Entry1 and entry2 will be in seperate buffers which I would be able to
access again.

buffer1 = >entry 1
rubyrubyrubyrubyrubyrubyrubyruby

buffer2 = >entry 2
rubyrubyrubyrubyrubyrubyrubyruby


PS. The file is huge, so I don't want to read it into memory. What is
the best way to approach this? Any suggestions or comments would be
helpful. Thanks!

-- 
Posted via http://www.ruby-forum.com/.

[toc] | [next] | [standalone]

#3584

From	Jesús Gabriel y Galán <jgabrielygalan@gmail.com>
Date	2011-04-27 16:47 -0500
Message-ID	<BANLkTimwmQpU3E73MNnGRzf+BZsBFtDqyw@mail.gmail.com>
In reply to	#3574

You could use foreach checking if each line starts with '>'. If it doesn't
you accumulate in a buffer; if it does you do something with the current
buffer and start a new one.

Jesus
El 27/04/2011 22:04, "Cee Joe" <cyril_jose@ymail.com> escribió:

[toc] | [prev] | [next] | [standalone]

#3588

From	jake kaiden <jakekaiden@yahoo.com>
Date	2011-04-27 17:33 -0500
Message-ID	<e7fe81ff36d39f75e03940dd92433130@ruby-forum.com>
In reply to	#3574

hi Cee -

  this may well be WAY to simple for your needs, but it seems to me you 
could so something like this:

(0text.txt is a file with 7 lines that say rubyrubyrubyetc.)

  f = "0text.txt"
  file  = File.open(f)
  buffer = []
  bufferindex = 0

  file.each_line{|line|
       buffer[bufferindex] = line.chomp
       bufferindex += 1
  }

p buffer[0]
p buffer[1]
p buffer[2]
#etc...

  of course you could also set a maximum number of lines per buffer:

  f = "0text.txt"
  file  = File.open(f)
  buffer = Hash.new{|key, value| key[value]= []}
  bufferkey = 0
  maxbuflength = 3

  file.each_line{|line|
    if buffer[bufferkey].length == maxbuflength
      bufferkey +=1
      buffer[bufferkey] << line.chomp
    else
      buffer[bufferkey] << line.chomp
    end
  }

p buffer[0]
p buffer[1]
p buffer[2]

  if the file's extremely long i guess you'd want to write a method to 
dump the buffers at some point too.

  maybe this is dumb, i hope not!
  cheers,

  -j

-- 
Posted via http://www.ruby-forum.com/.

[toc] | [prev] | [next] | [standalone]

#3591

From	7stud -- <bbxx789_05ss@yahoo.com>
Date	2011-04-27 19:08 -0500
Message-ID	<5fcf83686c90d0c89ba3cdbb67b7255c@ruby-forum.com>
In reply to	#3574

Cee Joe wrote in post #995381:
> Hi all,
>
> In a bit of a rut. Have a file with a lot of text. I want to seperate
> the text in this file as entries. Each entry that I would be seperating,
> would be done so using IO.pos and when that cursor reaches a certain
> character in the file, it will ideally place all the content before that
> character into a buffer. Then the cursor will continue reading until it
> hits that same character again and put that content into a buffer, so on
> and so forth. (Character I'll be reading would be a greater than symbol)
>

There is absolutely no reason to use pos() to read that file.
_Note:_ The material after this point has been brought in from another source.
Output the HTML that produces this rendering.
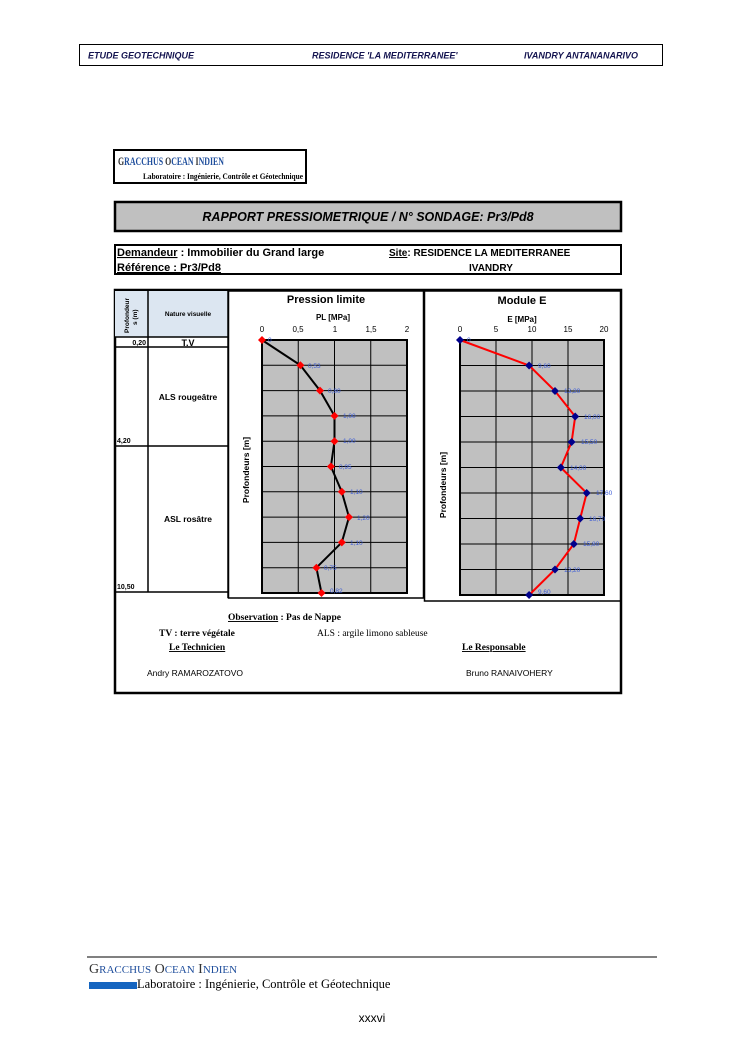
<!DOCTYPE html>
<html><head><meta charset="utf-8"><style>
html,body{margin:0;padding:0;background:#fff;}
svg{display:block;}
text{font-family:"Liberation Sans",sans-serif;}
.s,.s text,text.s{font-family:"Liberation Serif",serif;}
</style></head><body>
<svg width="744" height="1053" viewBox="0 0 744 1053" xmlns="http://www.w3.org/2000/svg">
<rect width="744" height="1053" fill="#fff"/>
<rect x="79.5" y="44.5" width="583" height="21" fill="none" stroke="#000" stroke-width="1"/>
<g font-size="9" font-style="italic" font-weight="bold" fill="#141450">
<text x="88" y="58.5">ETUDE GEOTECHNIQUE</text>
<text x="312" y="58.5">RESIDENCE 'LA MEDITERRANEE'</text>
<text x="524" y="58.5">IVANDRY ANTANANARIVO</text>
</g>
<rect x="114" y="150" width="192" height="33" fill="#fff" stroke="#000" stroke-width="2"/>
<text class="s" x="118" y="165" font-size="11.5" font-weight="bold" fill="#1f4e9c" textLength="106" lengthAdjust="spacingAndGlyphs"><tspan fill="#333">G</tspan>RACCHUS <tspan fill="#333">O</tspan>CEAN <tspan fill="#333">I</tspan>NDIEN</text>
<text class="s" x="143" y="179" font-size="8.5" font-weight="bold" fill="#000" textLength="160" lengthAdjust="spacingAndGlyphs">Laboratoire : Ingénierie, Contrôle et Géotechnique</text>
<rect x="115" y="202" width="506" height="29" fill="#c0c0c0" stroke="#000" stroke-width="2.5"/>
<text x="368" y="221" font-size="12.5" font-style="italic" font-weight="bold" text-anchor="middle">RAPPORT PRESSIOMETRIQUE / N° SONDAGE: Pr3/Pd8</text>
<rect x="115" y="245" width="506" height="29" fill="#fff" stroke="#000" stroke-width="2"/>
<g font-size="11" font-weight="bold">
<text x="117" y="256"><tspan text-decoration="underline">Demandeur</tspan> : Immobilier du Grand large</text>
<text x="117" y="271" text-decoration="underline">Référence : Pr3/Pd8</text>
</g>
<text x="389" y="256" font-size="10" font-weight="bold"><tspan text-decoration="underline">Site</tspan>: RESIDENCE LA MEDITERRANEE</text>
<text x="469" y="271" font-size="10" font-weight="bold">IVANDRY</text>
<rect x="115" y="290" width="506" height="403" fill="#fff" stroke="#000" stroke-width="2.5"/>
<rect x="115" y="291" width="113" height="46" fill="#dce6f1"/>
<g stroke="#000" stroke-width="1.5">
<line x1="148" y1="290" x2="148" y2="592"/>
<line x1="228" y1="290" x2="228" y2="598"/>
<line x1="115" y1="337" x2="228" y2="337"/>
<line x1="115" y1="347" x2="228" y2="347"/>
<line x1="115" y1="446" x2="228" y2="446"/>
<line x1="115" y1="592" x2="228" y2="592"/>
</g>
<text transform="translate(129,333) rotate(-90)" font-size="6.5" font-weight="bold">Profondeur</text>
<text transform="translate(137,325) rotate(-90)" font-size="6.5" font-weight="bold">s (m)</text>
<text x="188" y="316" font-size="6.5" font-weight="bold" text-anchor="middle">Nature visuelle</text>
<text x="146" y="345" font-size="7" font-weight="bold" text-anchor="end">0,20</text>
<text x="188" y="346" font-size="9" font-weight="bold" text-anchor="middle">T.V</text>
<text x="188" y="400" font-size="8.5" font-weight="bold" text-anchor="middle">ALS rougeâtre</text>
<text x="117" y="443" font-size="7" font-weight="bold">4,20</text>
<text x="188" y="522" font-size="8.5" font-weight="bold" text-anchor="middle">ASL rosâtre</text>
<text x="117" y="589" font-size="7" font-weight="bold">10,50</text>
<rect x="228.5" y="291" width="195" height="307" fill="#fff" stroke="#000" stroke-width="1.5"/>
<text x="326" y="303" font-size="11" font-weight="bold" text-anchor="middle">Pression limite</text>
<text x="333" y="320" font-size="8" font-weight="bold" text-anchor="middle">PL [MPa]</text>
<g font-size="8" text-anchor="middle">
<text x="262" y="332">0</text><text x="298" y="332">0,5</text><text x="335" y="332">1</text><text x="371" y="332">1,5</text><text x="407" y="332">2</text>
</g>
<text transform="translate(249,470) rotate(-90)" font-size="8.5" font-weight="bold" text-anchor="middle">Profondeurs [m]</text>
<rect x="262" y="340" width="145" height="253" fill="#c0c0c0"/>
<g stroke="#000" stroke-width="1">
<line x1="298.25" y1="340" x2="298.25" y2="593"/><line x1="334.5" y1="340" x2="334.5" y2="593"/><line x1="370.75" y1="340" x2="370.75" y2="593"/>
<line x1="262" y1="365.3" x2="407" y2="365.3"/><line x1="262" y1="390.6" x2="407" y2="390.6"/><line x1="262" y1="415.9" x2="407" y2="415.9"/><line x1="262" y1="441.2" x2="407" y2="441.2"/><line x1="262" y1="466.5" x2="407" y2="466.5"/><line x1="262" y1="491.8" x2="407" y2="491.8"/><line x1="262" y1="517.1" x2="407" y2="517.1"/><line x1="262" y1="542.4" x2="407" y2="542.4"/><line x1="262" y1="567.7" x2="407" y2="567.7"/>
</g>
<rect x="262" y="340" width="145" height="253" fill="none" stroke="#000" stroke-width="2"/>
<polyline fill="none" stroke="#000" stroke-width="2" points="262,340 300.4,365.3 320,390.6 334.5,415.9 334.5,441.2 330.9,466.5 341.8,491.8 349,517.1 341.8,542.4 316.4,567.7 321.5,593"/>
<g fill="#f00">
<path d="M262,336 l4,4 -4,4 -4,-4z"/><path d="M300.4,361.3 l4,4 -4,4 -4,-4z"/><path d="M320,386.6 l4,4 -4,4 -4,-4z"/><path d="M334.5,411.9 l4,4 -4,4 -4,-4z"/><path d="M334.5,437.2 l4,4 -4,4 -4,-4z"/><path d="M330.9,462.5 l4,4 -4,4 -4,-4z"/><path d="M341.8,487.8 l4,4 -4,4 -4,-4z"/><path d="M349,513.1 l4,4 -4,4 -4,-4z"/><path d="M341.8,538.4 l4,4 -4,4 -4,-4z"/><path d="M316.4,563.7 l4,4 -4,4 -4,-4z"/><path d="M321.5,589 l4,4 -4,4 -4,-4z"/>
</g>
<g font-size="6.5" fill="#3b5bd6">
<text x="268" y="342">0</text><text x="308" y="368">0,53</text><text x="328" y="393">0,80</text><text x="343" y="418">1,00</text><text x="343" y="443">1,00</text><text x="339" y="469">0,95</text><text x="350" y="494">1,10</text><text x="357" y="520">1,20</text><text x="350" y="545">1,10</text><text x="324" y="570">0,75</text><text x="330" y="593">0,82</text>
</g>
<rect x="424.5" y="291" width="196" height="310" fill="#fff" stroke="#000" stroke-width="1.5"/>
<text x="522" y="304" font-size="11" font-weight="bold" text-anchor="middle">Module E</text>
<text x="522" y="322" font-size="8" font-weight="bold" text-anchor="middle">E [MPa]</text>
<g font-size="8" text-anchor="middle">
<text x="460" y="332">0</text><text x="496" y="332">5</text><text x="532" y="332">10</text><text x="568" y="332">15</text><text x="604" y="332">20</text>
</g>
<text transform="translate(446,485) rotate(-90)" font-size="8.5" font-weight="bold" text-anchor="middle">Profondeurs [m]</text>
<rect x="460" y="340" width="144" height="255" fill="#c0c0c0"/>
<g stroke="#000" stroke-width="1">
<line x1="496" y1="340" x2="496" y2="595"/><line x1="532" y1="340" x2="532" y2="595"/><line x1="568" y1="340" x2="568" y2="595"/>
<line x1="460" y1="365.5" x2="604" y2="365.5"/><line x1="460" y1="391" x2="604" y2="391"/><line x1="460" y1="416.5" x2="604" y2="416.5"/><line x1="460" y1="442" x2="604" y2="442"/><line x1="460" y1="467.5" x2="604" y2="467.5"/><line x1="460" y1="493" x2="604" y2="493"/><line x1="460" y1="518.5" x2="604" y2="518.5"/><line x1="460" y1="544" x2="604" y2="544"/><line x1="460" y1="569.5" x2="604" y2="569.5"/>
</g>
<rect x="460" y="340" width="144" height="255" fill="none" stroke="#000" stroke-width="2"/>
<polyline fill="none" stroke="#f00" stroke-width="2" points="460,340 529.1,365.5 555,391 575.2,416.5 571.6,442 560.8,467.5 586.7,493 580.2,518.5 573.8,544 555,569.5 529.1,595"/>
<g fill="#00008b">
<path d="M460,336 l4,4 -4,4 -4,-4z"/><path d="M529.1,361.5 l4,4 -4,4 -4,-4z"/><path d="M555,387 l4,4 -4,4 -4,-4z"/><path d="M575.2,412.5 l4,4 -4,4 -4,-4z"/><path d="M571.6,438 l4,4 -4,4 -4,-4z"/><path d="M560.8,463.5 l4,4 -4,4 -4,-4z"/><path d="M586.7,489 l4,4 -4,4 -4,-4z"/><path d="M580.2,514.5 l4,4 -4,4 -4,-4z"/><path d="M573.8,540 l4,4 -4,4 -4,-4z"/><path d="M555,565.5 l4,4 -4,4 -4,-4z"/><path d="M529.1,591 l4,4 -4,4 -4,-4z"/>
</g>
<g font-size="6.5" fill="#3b5bd6">
<text x="467" y="342">0</text><text x="538" y="368">9,60</text><text x="564" y="393">13,20</text><text x="584" y="419">16,00</text><text x="581" y="444">15,50</text><text x="570" y="470">14,00</text><text x="596" y="495">17,60</text><text x="589" y="521">16,70</text><text x="583" y="546">15,80</text><text x="564" y="572">13,20</text><text x="538" y="594">9,60</text>
</g>
<g class="s" font-size="9.5">
<text x="228" y="620" font-weight="bold"><tspan text-decoration="underline">Observation</tspan> :  Pas de Nappe</text>
<text x="159" y="636" font-weight="bold">TV : terre végétale</text>
<text x="317" y="636">ALS : argile limono sableuse</text>
<text x="169" y="650" font-weight="bold" text-decoration="underline">Le Technicien</text>
<text x="462" y="650" font-weight="bold" text-decoration="underline">Le Responsable</text>
</g>
<text x="147" y="676" font-size="8.5">Andry RAMAROZATOVO</text>
<text x="466" y="676" font-size="8.5">Bruno RANAIVOHERY</text>
<line x1="87" y1="957" x2="657" y2="957" stroke="#000" stroke-width="1"/>
<text class="s" x="89" y="973" font-size="14" fill="#1f4e9c"><tspan fill="#333">G</tspan><tspan font-size="11">RACCHUS</tspan> <tspan fill="#333">O</tspan><tspan font-size="11">CEAN</tspan> <tspan fill="#333">I</tspan><tspan font-size="11">NDIEN</tspan></text>
<rect x="89" y="982" width="48" height="7" fill="#1565c0"/>
<text class="s" x="137" y="988" font-size="12.5">Laboratoire : Ingénierie, Contrôle et Géotechnique</text>
<text x="372" y="1022" font-size="12" text-anchor="middle">xxxvi</text>
</svg>
</body></html>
>  Would I use a do iterator or use a while loop with a gets method? Or
> readlines perhaps?
>
> File:
>>entry 1
> rubyrubyrubyrubyrubyrubyrubyruby
> (newline here which I don't want)
>

chomp() removes one newline, if present, at the end of a string.

>
> PS. The file is huge, so I don't want to read it into memory. What is
> the best way to approach this? Any suggestions or comments would be
> helpful. Thanks!

Well, then you have to tell us what you want to do with the segments of 
the file.  If you store each chunk in a variable, then you will have 
read the whole file into memory.

You say your file looks like this:

>entry 1 <---WHAT'S AT THE END OF THIS LINE??
rubyrubyrubyrubyruby <---WHAT'S AT THE END OF THIS LINE??
(newline here which I don't want)

Those look like newlines.  Are you saying that your data is organized 
into paragraphs, i.e. separated by two newlines?  Like this:

>entry1\n
rubyrubyruby\n
\n
>entry2\n
rubyrubyruby\n
\n
>entry3

A paragraph is defined as two consective newlines between lines.  Note 
that in ruby the default line separator is one newline.  But you can 
change that to two newlines--or any other character:

require 'stringio'

str =<<ENDOFSTRING
>entry1
11111111111

>entry2
22222222222

>entry3
33333333333
ENDOFSTRING

input = StringIO.new(str)
$/ = "\n\n"

input.each do |para|
  p para.sub(/\n+ \z/xms, "")
end

--output:--
">entry1\n11111111111"
">entry2\n22222222222"
">entry3\n33333333333"

-- 
Posted via http://www.ruby-forum.com/.

[toc] | [prev] | [next] | [standalone]

#3593

From	7stud -- <bbxx789_05ss@yahoo.com>
Date	2011-04-27 19:50 -0500
Message-ID	<bd42da2f59207f9958b6377fbdea7517@ruby-forum.com>
In reply to	#3574

This shows the output better:

e = input.enum_for(:each) #You can do this for a File too.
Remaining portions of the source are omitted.